Glencore, Xstrata’s top shareholder with an almost 34 percent stake, is offering 2.8 new shares for every Xstrata share it does not already hold, in a $26 billion all-paper bid.
Qatar - whose sovereign wealth fund has built up an 11 percent stake in Xstrata since the offer was announced in February - is demanding an improved ratio of 3.25.
“I cannot talk about it because it’s under negotiation now, but what I can say is our position is firm,” Sheikh Hamad bin Jassim al-Thani, the Qatari prime minister who is also chairman of state investor Qatar Holding, said on the sidelines of a London event.
“We look after Xstrata and all the shareholders of Xstrata, and we think it’s good to merge the two companies. It will be positive for both sides, but at the right price.”
The prime minister - in London for the inauguration of the city’s dramatic Shard tower, funded by the oil-rich state’s deep pockets - declined to comment further.
Qatar has held shares in Xstrata since January last year but has been building its position aggressively since the Glencore takeover was announced.
The Gulf state, normally seen as a passive investor, surprised the market last week after months of silence, with a rare eleventh hour demand for an improved offer.
Glencore, led by Chief Executive Ivan Glasenberg, and Qatar’s representatives have already held talks and more are due, but sources involved in the negotiations said on Thursday there was little sign of either party yielding - a stance al-Thani’s comments confirmed.
“Ivan is still sticking to his original negotiating position, he will not overpay and he thinks 2.8 is the right price,” one of the sources said.
“It is not looking like we are going to get a short-term resolution on this and there are no indications yet (that) the Qataris will move.”
The structure of the merger - for which Glencore will not be able to vote its shares and which requires a 75 percent acceptance from voting shareholders - means shareholders representing just 16.5 percent of Xstrata’s total shareholding could block the offer, effectively handing Qatar a blocking minority.

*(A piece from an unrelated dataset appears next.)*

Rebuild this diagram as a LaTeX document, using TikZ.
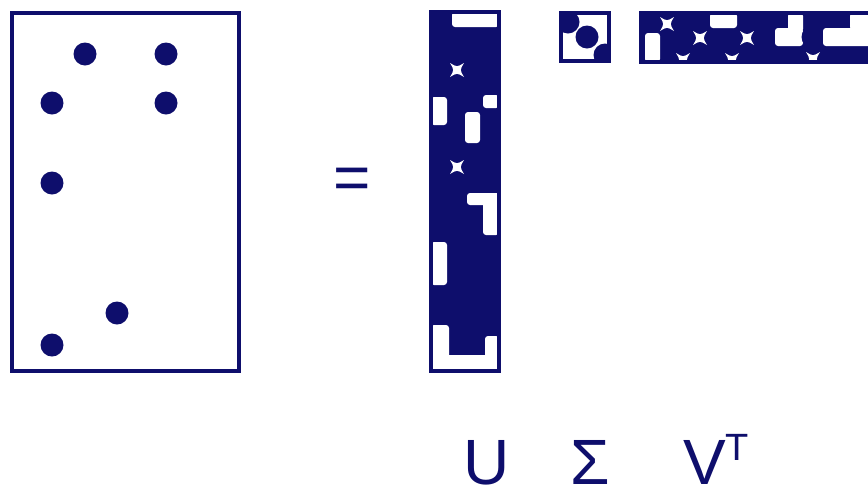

If Qatar refuses to back the deal and Glencore does not give ground, the tie-up would be put on ice for this year at least - an outcome that has risks for all sides, analysts and sources familiar with the matter say.
Both Glencore and Qatar are still working towards a tie-up, however, and several sources said it was still too soon to say they had decided to shelve the deal.
“It is important for both of these companies for the merger to happen, but the question who is willing to be flexible,” analyst Chris LaFemina at Jefferies said. “Part of the problem is we don’t know how flexible each side is willing to be. Who is going to blink first?”
Neither Glencore nor Qatar, which focuses on long term investments, are likely to be rushed into a deal, but talks are unlikely to drag, several sources involved with the deal said.
“The longer this drags on, the better for the Qataris. They are long-term investors, can raise their stake and other powerful shareholders may align behind them,” one of the sources said.
“For Glencore it is now or never, the Qataris can only get stronger and harden their stance.”
If the long-awaited deal fails, for now at least, analysts say there is short-term downside for Xstrata, whose shares are currently trading at a significant premium to those of its rivals. Xstrata’s outlook has also been hit by falling prices for thermal coal, a key contributor to profits.
But, analysts and industry sources say, there is also downside for Glencore. The trader is not immune to weaker commodity prices and could also be hit by a downgrade to its credit rating, currently two notches above junk.
Moody’s warned in March, at the time of Glencore’s acquisition of grain trader Viterra, that it could downgrade Glencore to Baa3 from Baa2 if the merger with Xstrata failed.
“There is a bit of a pattern there of a more aggressive acquisition path and that would give us pause for thought,” Moody’s analyst Olivier Beroud told Reuters on Thursday, though he also added Glencore would fight to keep its current rating and had already refinanced a large slice of its debt.
“To an extent, Glencore depends on its ratings to have access to funding and to reduce funding costs,” Beroud said. “They are quite a determined team, in terms of keeping the rating where it is, and they would be less comfortable at the Baa3 level, which is one notch above (junk).”